First, of course, you have to identify what they are! What are learning to learn skills? Harold Jarche’s PKM is a good start, talking about seek > sense > share. Obviously, there’s more to it than just that, so it’s about seeking actively but also setting up systems to continually feed you new, potentially tangential thoughts. And how to evaluate what you get. Then, it’s about being able to process the inputs in ways that help you understand, or do, something new. What does it mean, in practice? Finally, of course, it’s about sharing, in two ways. For one, contributing to others’ questions and work. Then it’s also sharing your own thoughts and work.
That’s (largely) working alone, but there are also specifics about how you work and play well with others. Do you know how to best manage the process of solving a problem together? How can you ask questions, and answer them, in ways that people will recognize and participate? People need models and frameworks that guide performance.
Of course, just knowing this isn’t enough. There are some necessary additional steps. The first is evangelizing and sharing the best principles for working together. So, people have to know about the principles, and be encouraged to use them. And even be rewarded, whether just with praise or actual promotion of their successes. There should also be models, examples. So L&D should be practicing what they preach, and working and learning ‘out loud’. Show, and narrate, your own work! And, this is still not enough.
Most importantly, you have to develop the skills. Actively. So, content about them, and examples are good. But learning is, at core, about mentored practice. And it can’t be in the abstract, it’s about doing it with real tasks. You can set up such opportunities in your formal learning (and should), but you should also be coaching around real work.
At least, you should be facilitating proper approaches in public forums, like social media. You can quietly coach individuals about good practices if they’re off target. You can point out, as a meta-discussion, when people are learning effectively. Annotate the thinking behind what learners can and should be doing.
The worst thing is to leave it to chance, or assume your learners are effective self-learners. The evidence is that they’re not. Sadly, our education system doesn’t do a good job of this. Nor do our organizations. But we could. This is about more effective innovation, really. Learning manifests as new ways of doing things. Innovation is about better ways of doing things. If we evaluate our learnings and apply the ones that are improvements, we’re innovating. Both for specific needs and as a ongoing background process. And if indeed innovation is the only sustainable differentiator, this is the best investment you can make for the organization.
And, if you’re truly contributing to the central success factor in the organization, you’re becoming essential to the organization. As you should be.
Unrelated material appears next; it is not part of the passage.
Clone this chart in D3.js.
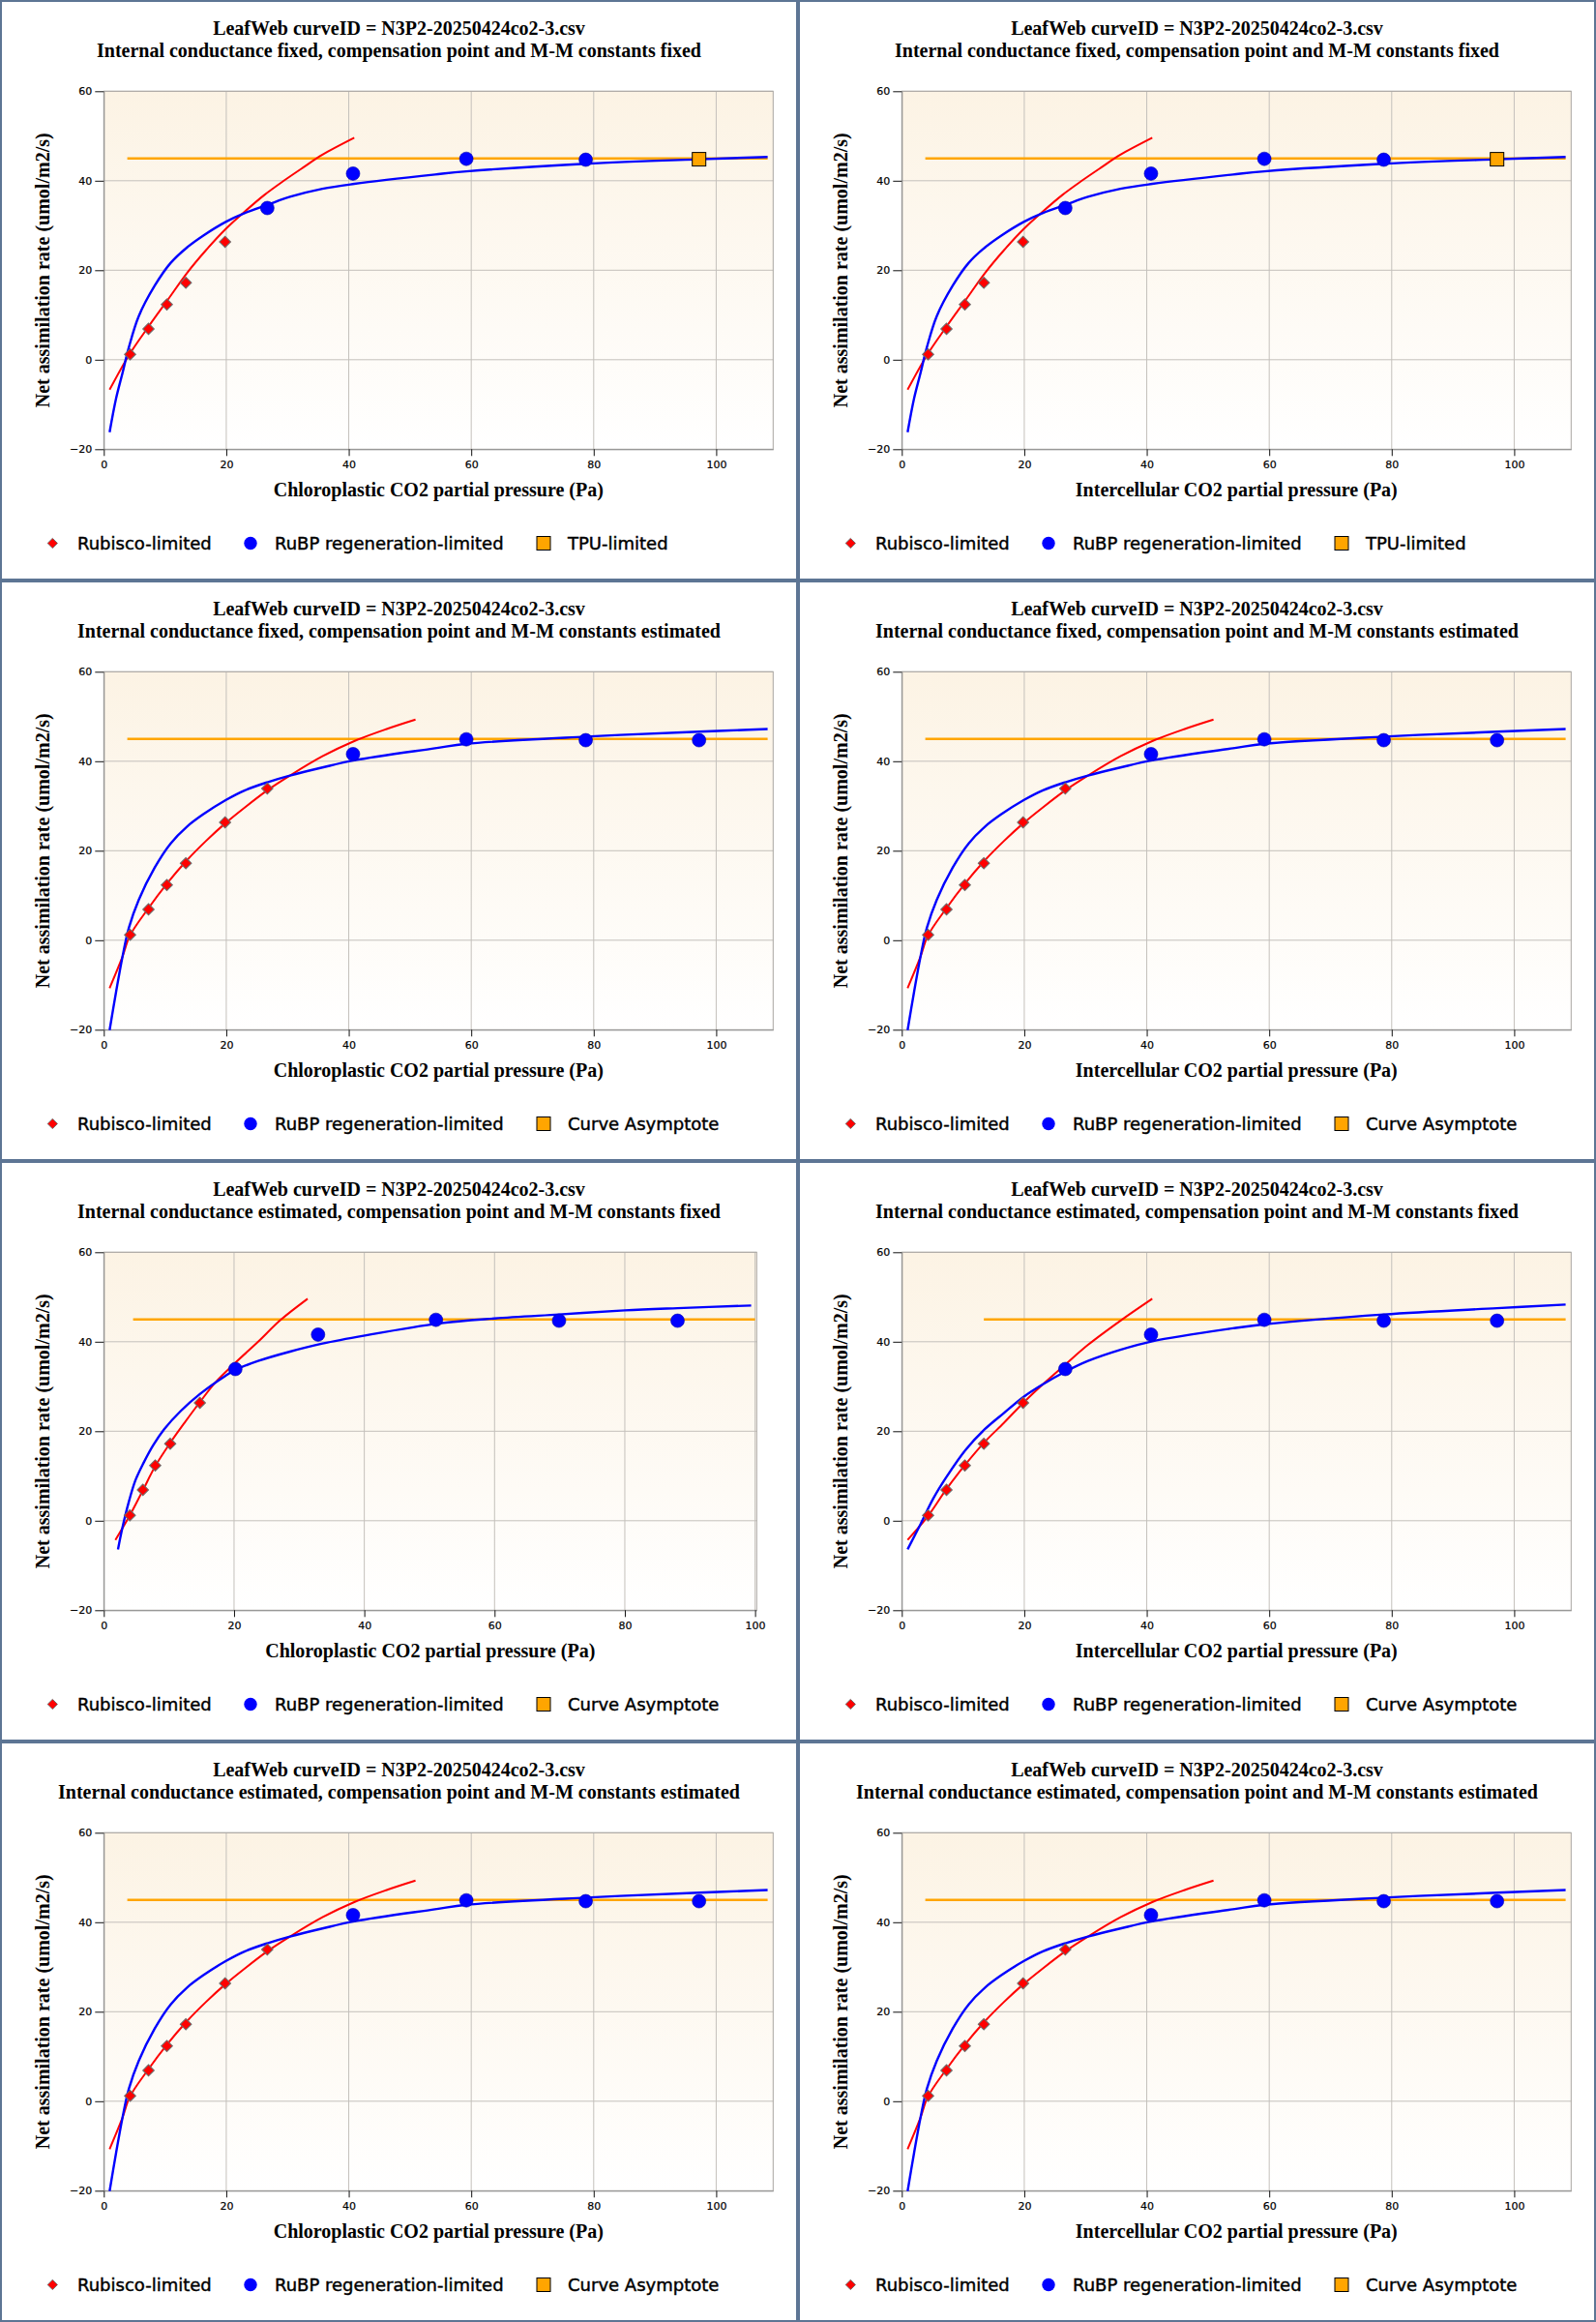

So seize the opportunity, and make meta-learning a priority. Develop learning to learn skills consciously, and conscientiously. It’s an innovative, and valuable, thing to do :).
Guy Wallace says
Yes! And here is a resource: from the step-daughter of Dale Brethower, PhD, Kimberly Morrill, who did her Masters Theses in 2001 on this: https://scholarworks.wmich.edu/cgi/viewcontent.cgi?article=4351&context=masters_theses – and … Dr. Dale had been working on this back in the 1960s. There has been work on Learning to Learn at U of Michigan and at Western Michigan.
Andy says
I’m not sure if it’s a rant, but I’m not sure of the point you were trying to make.
Learning to learn was big in the 80s. At the time some of us took the view that:
we’re all pretty good learners – we’ve learnt a lot
we’ve often been misled by ‘teaching’ interventions which aren’t really effective
not everyone learns best in the same way (I know, I know but some of us have a different understanding of learning styles ie we’re not all the same and we’re not all completely different – there are communalities)
a good place to start is by understanding yourself as a learner and figuring out your strengths and how you can bolster your weaknesses if you need to
I think it’s still a valid point especially as our access to all sorts of materials is available and time is quite short.
Clark says
Guy, interesting, thanks. She didn’t get results, but the discussion explained a number of explanations and pointed to work that did. Will look at in more detail. Much appreciated.
Clark says
Andy, guess my point is that we should not leave it to chance, but actively develop these skills. Agree about understanding yourself as a learner. Hope that makes sense, and thanks for weighing in.